* **WHAT IS REQUIRED**
Print out each record below, unaltered and complete, without its images.
• • • • • • •
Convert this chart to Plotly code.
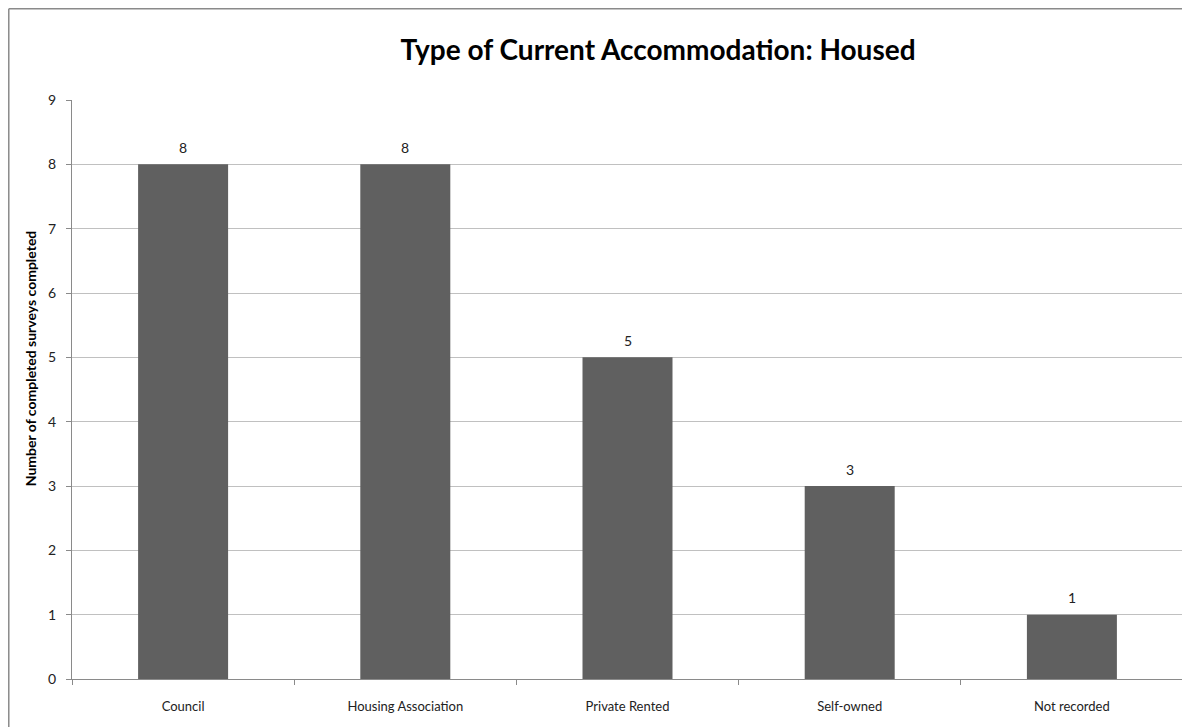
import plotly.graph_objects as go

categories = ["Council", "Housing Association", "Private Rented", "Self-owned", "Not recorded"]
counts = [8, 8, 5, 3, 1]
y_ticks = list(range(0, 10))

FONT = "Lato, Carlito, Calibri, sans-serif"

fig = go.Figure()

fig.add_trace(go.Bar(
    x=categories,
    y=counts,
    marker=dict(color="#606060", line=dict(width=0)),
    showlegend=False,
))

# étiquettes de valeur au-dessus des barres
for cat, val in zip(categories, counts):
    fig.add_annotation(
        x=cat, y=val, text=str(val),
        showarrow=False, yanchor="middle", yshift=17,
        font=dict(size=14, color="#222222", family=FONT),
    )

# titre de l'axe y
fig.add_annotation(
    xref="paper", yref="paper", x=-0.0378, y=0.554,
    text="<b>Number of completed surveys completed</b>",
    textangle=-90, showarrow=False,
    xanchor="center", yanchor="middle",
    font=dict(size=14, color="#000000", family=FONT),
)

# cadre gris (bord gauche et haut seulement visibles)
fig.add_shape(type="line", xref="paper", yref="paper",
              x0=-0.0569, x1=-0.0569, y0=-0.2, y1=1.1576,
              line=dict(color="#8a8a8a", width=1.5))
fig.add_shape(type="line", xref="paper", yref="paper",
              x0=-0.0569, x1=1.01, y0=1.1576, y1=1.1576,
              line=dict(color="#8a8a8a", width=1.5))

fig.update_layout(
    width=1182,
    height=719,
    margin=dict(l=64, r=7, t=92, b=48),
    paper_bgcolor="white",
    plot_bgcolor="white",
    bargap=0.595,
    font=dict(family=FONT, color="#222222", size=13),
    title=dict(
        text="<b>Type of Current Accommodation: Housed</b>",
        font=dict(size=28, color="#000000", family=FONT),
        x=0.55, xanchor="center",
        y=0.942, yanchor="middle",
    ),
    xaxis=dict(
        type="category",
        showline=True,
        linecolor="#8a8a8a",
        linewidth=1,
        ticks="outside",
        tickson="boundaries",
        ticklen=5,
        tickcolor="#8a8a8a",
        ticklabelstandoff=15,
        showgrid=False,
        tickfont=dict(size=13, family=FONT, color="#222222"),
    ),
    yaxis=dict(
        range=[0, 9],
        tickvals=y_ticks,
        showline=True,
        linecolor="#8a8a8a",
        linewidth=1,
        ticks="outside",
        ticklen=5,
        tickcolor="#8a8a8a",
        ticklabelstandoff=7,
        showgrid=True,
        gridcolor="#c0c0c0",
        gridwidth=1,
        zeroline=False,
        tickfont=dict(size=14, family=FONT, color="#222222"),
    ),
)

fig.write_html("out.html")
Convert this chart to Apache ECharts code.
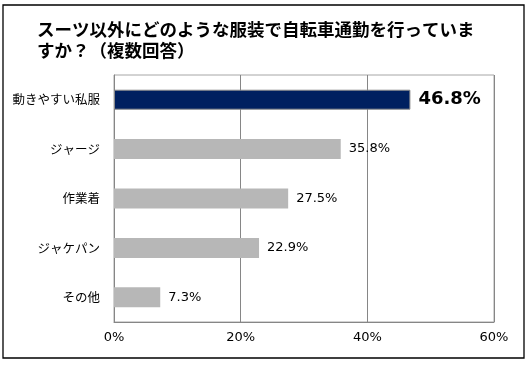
• • • • • • •
* **WRITTEN SOLUTION**
Convert this chart to Plotly code.
import plotly.graph_objects as go

categories = ["Council", "Housing Association", "Private Rented", "Self-owned", "Not recorded"]
counts = [8, 8, 5, 3, 1]
y_ticks = list(range(0, 10))

FONT = "Lato, Carlito, Calibri, sans-serif"

fig = go.Figure()

fig.add_trace(go.Bar(
    x=categories,
    y=counts,
    marker=dict(color="#606060", line=dict(width=0)),
    showlegend=False,
))

# étiquettes de valeur au-dessus des barres
for cat, val in zip(categories, counts):
    fig.add_annotation(
        x=cat, y=val, text=str(val),
        showarrow=False, yanchor="middle", yshift=17,
        font=dict(size=14, color="#222222", family=FONT),
    )

# titre de l'axe y
fig.add_annotation(
    xref="paper", yref="paper", x=-0.0378, y=0.554,
    text="<b>Number of completed surveys completed</b>",
    textangle=-90, showarrow=False,
    xanchor="center", yanchor="middle",
    font=dict(size=14, color="#000000", family=FONT),
)

# cadre gris (bord gauche et haut seulement visibles)
fig.add_shape(type="line", xref="paper", yref="paper",
              x0=-0.0569, x1=-0.0569, y0=-0.2, y1=1.1576,
              line=dict(color="#8a8a8a", width=1.5))
fig.add_shape(type="line", xref="paper", yref="paper",
              x0=-0.0569, x1=1.01, y0=1.1576, y1=1.1576,
              line=dict(color="#8a8a8a", width=1.5))

fig.update_layout(
    width=1182,
    height=719,
    margin=dict(l=64, r=7, t=92, b=48),
    paper_bgcolor="white",
    plot_bgcolor="white",
    bargap=0.595,
    font=dict(family=FONT, color="#222222", size=13),
    title=dict(
        text="<b>Type of Current Accommodation: Housed</b>",
        font=dict(size=28, color="#000000", family=FONT),
        x=0.55, xanchor="center",
        y=0.942, yanchor="middle",
    ),
    xaxis=dict(
        type="category",
        showline=True,
        linecolor="#8a8a8a",
        linewidth=1,
        ticks="outside",
        tickson="boundaries",
        ticklen=5,
        tickcolor="#8a8a8a",
        ticklabelstandoff=15,
        showgrid=False,
        tickfont=dict(size=13, family=FONT, color="#222222"),
    ),
    yaxis=dict(
        range=[0, 9],
        tickvals=y_ticks,
        showline=True,
        linecolor="#8a8a8a",
        linewidth=1,
        ticks="outside",
        ticklen=5,
        tickcolor="#8a8a8a",
        ticklabelstandoff=7,
        showgrid=True,
        gridcolor="#c0c0c0",
        gridwidth=1,
        zeroline=False,
        tickfont=dict(size=14, family=FONT, color="#222222"),
    ),
)

fig.write_html("out.html")
Convert this chart to Apache ECharts code.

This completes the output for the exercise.